All current EVM instructions other than the push opcodes take all of their operands from the stack. Many instructions have been proposed in the past that would’ve liked to use immediate operands, where the operand value is a constant hardcoded in the bytecode instead.
No such instruction has been accepted yet because of concerns about breaking existing EVM bytecode. EOFv1 (EIP-7692) would have addressed this, but the proposal was ultimately rejected.
This post looks at the problem anew and describes options available for instructions that would like to use immediates. Only backward-compatible options are considered.
Problem: Backward compatibility
Since SWAPN/DUPN were first proposed as EIP-663 in 2019, it’s been known that introducing instructions with immediates is a breaking change if their immediates must be masked for jumpdest analysis, i.e., if a JUMPDEST opcode (5b
) found as part of an immediate should not be considered a valid jump target, just like the PUSH operand is masked.
To understand this breaking change, consider the bytecode sequence e6 5b
that currently disassembles and behaves as INVALID JUMPDEST
. If an upgrade makes the opcode e6
into an instruction “OP” with a 1-byte immediate, the same bytecode sequence would then disassemble to OP 0x5b
, with no JUMPDEST and thus invalidating a jump target the contract may need to function. A similar thing can happen with push opcodes, for example, e6 60 5b
would transform from INVALID PUSH1 0x5b
to OP 0x60 JUMPDEST
, creating a new valid jump target. And this may have a cascading effect on arbitrarily many subsequent instructions (consider e6 60 60 …
).
Since the EVM doesn’t offer a dedicated section for data, arbitrary data may be embedded in code and serve as immutable data storage accessed via CODECOPY. Therefore, we must assume that arbitrary byte sequences may be found in contract code that should not be broken.
Option 1: No immediates
It would be possible for the EVM to keep PUSH* as the only immediate-carrying instructions and to continue requiring that all operands go through the stack.

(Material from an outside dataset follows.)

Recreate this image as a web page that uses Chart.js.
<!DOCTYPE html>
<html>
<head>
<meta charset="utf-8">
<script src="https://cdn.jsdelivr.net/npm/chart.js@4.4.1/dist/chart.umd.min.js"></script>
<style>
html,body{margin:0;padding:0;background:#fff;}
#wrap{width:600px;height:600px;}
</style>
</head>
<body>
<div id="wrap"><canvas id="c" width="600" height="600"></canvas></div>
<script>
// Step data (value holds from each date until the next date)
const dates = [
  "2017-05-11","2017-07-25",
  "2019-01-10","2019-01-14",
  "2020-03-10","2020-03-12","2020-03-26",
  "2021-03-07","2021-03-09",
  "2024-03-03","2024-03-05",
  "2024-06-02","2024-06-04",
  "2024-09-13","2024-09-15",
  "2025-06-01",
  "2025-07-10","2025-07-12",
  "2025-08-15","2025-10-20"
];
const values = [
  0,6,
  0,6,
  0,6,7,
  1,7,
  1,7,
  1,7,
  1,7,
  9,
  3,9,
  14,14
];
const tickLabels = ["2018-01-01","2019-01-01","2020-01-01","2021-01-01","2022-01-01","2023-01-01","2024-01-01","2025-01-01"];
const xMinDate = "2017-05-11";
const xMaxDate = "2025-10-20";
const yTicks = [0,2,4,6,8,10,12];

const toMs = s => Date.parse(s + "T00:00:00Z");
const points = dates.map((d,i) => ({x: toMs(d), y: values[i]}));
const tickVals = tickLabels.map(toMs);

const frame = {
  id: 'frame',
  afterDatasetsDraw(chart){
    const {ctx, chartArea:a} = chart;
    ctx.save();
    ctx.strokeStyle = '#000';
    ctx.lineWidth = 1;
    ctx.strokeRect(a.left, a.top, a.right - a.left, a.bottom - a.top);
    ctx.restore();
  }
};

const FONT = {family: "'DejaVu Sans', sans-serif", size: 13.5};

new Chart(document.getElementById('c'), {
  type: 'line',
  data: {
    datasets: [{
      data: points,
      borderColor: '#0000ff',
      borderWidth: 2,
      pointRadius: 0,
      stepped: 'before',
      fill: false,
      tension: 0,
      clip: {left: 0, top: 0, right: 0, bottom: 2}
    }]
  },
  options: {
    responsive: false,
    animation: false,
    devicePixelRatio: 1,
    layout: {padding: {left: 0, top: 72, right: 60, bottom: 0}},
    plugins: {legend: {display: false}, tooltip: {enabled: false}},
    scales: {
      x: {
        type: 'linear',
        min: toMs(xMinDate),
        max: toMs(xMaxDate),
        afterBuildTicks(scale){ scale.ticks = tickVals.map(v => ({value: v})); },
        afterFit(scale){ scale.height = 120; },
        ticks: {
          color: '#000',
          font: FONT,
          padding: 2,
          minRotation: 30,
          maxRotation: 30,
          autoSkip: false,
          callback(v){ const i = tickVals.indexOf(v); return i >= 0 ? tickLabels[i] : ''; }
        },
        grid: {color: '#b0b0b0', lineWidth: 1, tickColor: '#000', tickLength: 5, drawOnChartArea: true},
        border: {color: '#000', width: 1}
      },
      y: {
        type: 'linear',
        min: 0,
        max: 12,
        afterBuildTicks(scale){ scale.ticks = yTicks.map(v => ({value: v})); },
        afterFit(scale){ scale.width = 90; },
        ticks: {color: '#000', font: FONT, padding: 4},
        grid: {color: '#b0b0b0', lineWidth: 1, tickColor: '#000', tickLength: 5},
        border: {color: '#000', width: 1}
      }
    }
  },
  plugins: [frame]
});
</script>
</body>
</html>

This raises the question of why we might want immediates instead. I believe this comes down to two reasons:
- Efficiency: If operands are always known statically it is more efficient for the VM to skip stack manipulation and gas accounting.

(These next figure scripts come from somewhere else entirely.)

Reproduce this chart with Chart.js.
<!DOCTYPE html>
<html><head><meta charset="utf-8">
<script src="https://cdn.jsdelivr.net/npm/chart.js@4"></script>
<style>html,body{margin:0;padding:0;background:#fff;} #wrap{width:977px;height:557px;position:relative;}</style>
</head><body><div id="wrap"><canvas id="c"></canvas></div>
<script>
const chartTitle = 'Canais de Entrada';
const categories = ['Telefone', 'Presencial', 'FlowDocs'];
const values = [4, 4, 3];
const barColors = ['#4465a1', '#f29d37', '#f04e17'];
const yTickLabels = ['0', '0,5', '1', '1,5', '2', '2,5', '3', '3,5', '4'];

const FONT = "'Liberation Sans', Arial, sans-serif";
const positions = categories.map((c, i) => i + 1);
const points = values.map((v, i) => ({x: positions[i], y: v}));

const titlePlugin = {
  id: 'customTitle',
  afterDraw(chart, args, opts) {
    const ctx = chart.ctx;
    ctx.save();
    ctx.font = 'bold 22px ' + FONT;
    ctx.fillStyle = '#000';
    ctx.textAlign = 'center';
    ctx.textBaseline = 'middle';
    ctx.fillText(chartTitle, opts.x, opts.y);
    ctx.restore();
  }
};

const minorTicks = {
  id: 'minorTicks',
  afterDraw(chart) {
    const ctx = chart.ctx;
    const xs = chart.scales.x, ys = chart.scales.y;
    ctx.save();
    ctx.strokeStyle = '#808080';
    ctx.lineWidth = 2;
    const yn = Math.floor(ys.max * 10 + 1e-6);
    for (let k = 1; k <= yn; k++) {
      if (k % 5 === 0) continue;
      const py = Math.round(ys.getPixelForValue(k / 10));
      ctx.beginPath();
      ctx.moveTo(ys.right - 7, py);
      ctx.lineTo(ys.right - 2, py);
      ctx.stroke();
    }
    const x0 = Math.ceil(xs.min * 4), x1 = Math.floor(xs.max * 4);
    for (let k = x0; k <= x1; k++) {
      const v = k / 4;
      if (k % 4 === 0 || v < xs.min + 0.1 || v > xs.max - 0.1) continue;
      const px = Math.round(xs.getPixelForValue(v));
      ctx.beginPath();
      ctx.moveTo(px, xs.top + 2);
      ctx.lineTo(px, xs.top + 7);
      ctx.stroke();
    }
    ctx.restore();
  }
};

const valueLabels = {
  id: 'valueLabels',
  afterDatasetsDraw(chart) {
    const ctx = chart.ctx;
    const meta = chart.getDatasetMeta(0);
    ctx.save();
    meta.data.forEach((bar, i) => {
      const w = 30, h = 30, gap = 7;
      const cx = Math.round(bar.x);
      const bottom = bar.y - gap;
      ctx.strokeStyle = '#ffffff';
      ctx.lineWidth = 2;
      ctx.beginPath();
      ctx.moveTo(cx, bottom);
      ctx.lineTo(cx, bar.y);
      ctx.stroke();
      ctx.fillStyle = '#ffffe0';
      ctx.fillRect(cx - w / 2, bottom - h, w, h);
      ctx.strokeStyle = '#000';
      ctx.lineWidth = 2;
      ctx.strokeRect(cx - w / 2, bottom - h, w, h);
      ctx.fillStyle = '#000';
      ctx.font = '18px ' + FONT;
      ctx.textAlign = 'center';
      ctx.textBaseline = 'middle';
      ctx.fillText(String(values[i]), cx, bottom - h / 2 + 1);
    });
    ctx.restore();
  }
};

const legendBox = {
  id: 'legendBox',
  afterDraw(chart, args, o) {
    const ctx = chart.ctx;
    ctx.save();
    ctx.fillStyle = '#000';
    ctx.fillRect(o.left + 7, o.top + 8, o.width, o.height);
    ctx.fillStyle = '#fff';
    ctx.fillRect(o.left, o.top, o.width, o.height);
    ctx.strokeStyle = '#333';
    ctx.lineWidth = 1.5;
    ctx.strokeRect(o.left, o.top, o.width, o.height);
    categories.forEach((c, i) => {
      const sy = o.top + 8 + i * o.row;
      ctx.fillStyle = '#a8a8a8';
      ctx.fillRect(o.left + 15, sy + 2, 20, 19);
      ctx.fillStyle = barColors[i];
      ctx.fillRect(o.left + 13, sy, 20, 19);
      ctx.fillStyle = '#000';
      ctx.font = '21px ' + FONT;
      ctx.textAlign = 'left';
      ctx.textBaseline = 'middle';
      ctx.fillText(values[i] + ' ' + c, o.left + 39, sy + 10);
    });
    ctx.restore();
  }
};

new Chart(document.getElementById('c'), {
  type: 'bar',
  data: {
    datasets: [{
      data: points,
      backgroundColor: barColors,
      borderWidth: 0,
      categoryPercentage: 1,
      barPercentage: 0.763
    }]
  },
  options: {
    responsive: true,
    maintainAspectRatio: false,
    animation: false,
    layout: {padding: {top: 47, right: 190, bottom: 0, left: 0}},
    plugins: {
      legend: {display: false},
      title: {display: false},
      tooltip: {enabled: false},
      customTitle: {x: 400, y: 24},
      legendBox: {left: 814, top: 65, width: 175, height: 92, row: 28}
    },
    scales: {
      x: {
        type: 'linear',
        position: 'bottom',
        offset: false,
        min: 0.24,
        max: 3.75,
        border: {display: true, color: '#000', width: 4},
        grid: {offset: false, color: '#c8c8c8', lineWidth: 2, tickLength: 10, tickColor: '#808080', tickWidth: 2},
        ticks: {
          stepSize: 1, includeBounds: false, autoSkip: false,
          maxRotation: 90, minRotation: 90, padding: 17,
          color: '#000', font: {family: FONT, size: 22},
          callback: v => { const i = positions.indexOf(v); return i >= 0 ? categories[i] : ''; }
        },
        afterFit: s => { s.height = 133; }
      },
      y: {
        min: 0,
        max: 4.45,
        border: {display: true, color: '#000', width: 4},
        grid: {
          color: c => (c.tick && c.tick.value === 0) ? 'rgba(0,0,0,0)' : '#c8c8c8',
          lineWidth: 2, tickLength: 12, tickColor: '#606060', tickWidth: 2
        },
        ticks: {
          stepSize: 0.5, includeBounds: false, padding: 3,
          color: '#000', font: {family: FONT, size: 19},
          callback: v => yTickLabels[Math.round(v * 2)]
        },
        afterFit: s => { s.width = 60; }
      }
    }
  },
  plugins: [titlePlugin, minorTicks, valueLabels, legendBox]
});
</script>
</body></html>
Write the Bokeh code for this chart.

- Static analyzability: Values in the stack can come from user input and thus take arbitrary values. This can make static analysis of bytecode exponentially more difficult. Static analyses that are instead easy could be safely used in the execution layer without introducing DoS attack vectors, or could be used to improve the security of the application layer.
Option 2: Immediates
Option 2.1: Changes to jumpdest analysis
The simplest way to introduce immediates without breaking existing code is to use EOF-like bytecode versioning as enabled by EIP-3541. A prefix such as ef00
at the beginning of the code might indicate that a variant of jumpdest analysis should be used instead of the original one, where certain opcodes would imply additional masking.
Option 2.2: No changes to jumpdest analysis
Option 2.2.1: Disallowed immediate bytes
Observe that issues only arise when the JUMPDEST or PUSH* opcodes are found in the immediates. A new instruction can be designed so that this never happens in functional code: the bytes 5b
and 60
to 7f
are banned (only failing at runtime, with no validation during contract creation), and the immediate bytes are encoded at assembly or compile time, and decoded during execution, in a way that works around the banned bytes to make sure that a contiguous range of operand values can be used.

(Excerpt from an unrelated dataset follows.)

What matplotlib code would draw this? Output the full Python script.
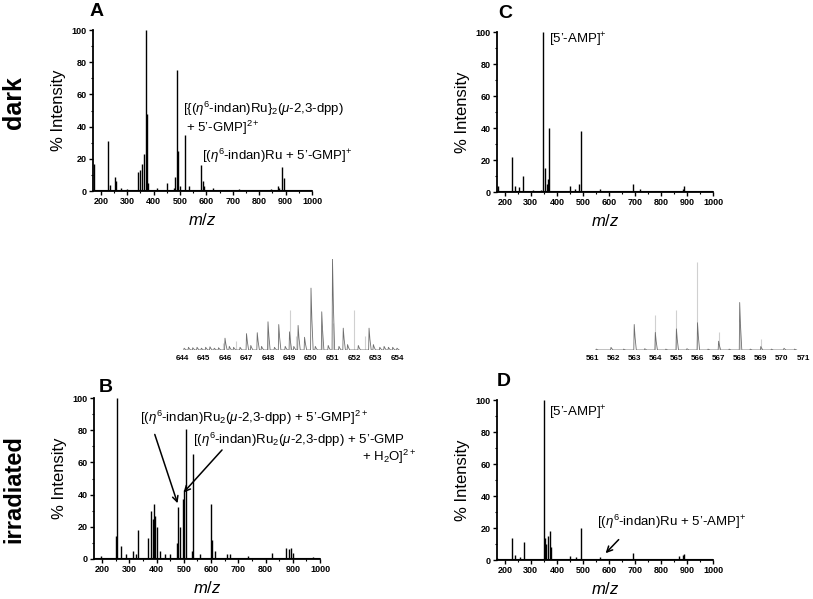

For a worked out example of this approach see EIP-8024.
The downside of this option is the complexity of decoding, which must be carefully designed to balance efficiency and expressivity of the instruction, and arguably that it obfuscates the true immediate value in bytecode that is read without the help of a disassembler.
Option 2.2.2: PUSH prefix
Since the PUSH* instructions are already masked for jumpdest analysis, they can be used for immediates by mandating that an instruction be preceded by a PUSH (probably of a specific size) in the code.
An example of this approach is found in EIP-7912.
The downside is that the operand must still go through the stack and gas accounting, especially for an EVM implementation that executes bytecode directly without a preceding parsing step. As a result this approach only provides the benefit of static analyzability.
Option 2.2.3: PUSH postfix
Alternatively, an instruction could require that it be followed by PUSH, with it thus becoming part of the instruction encoding, since the PUSH would not be executed normally but instead can be read directly by the prior instruction and the program counter adjusted to skip over it.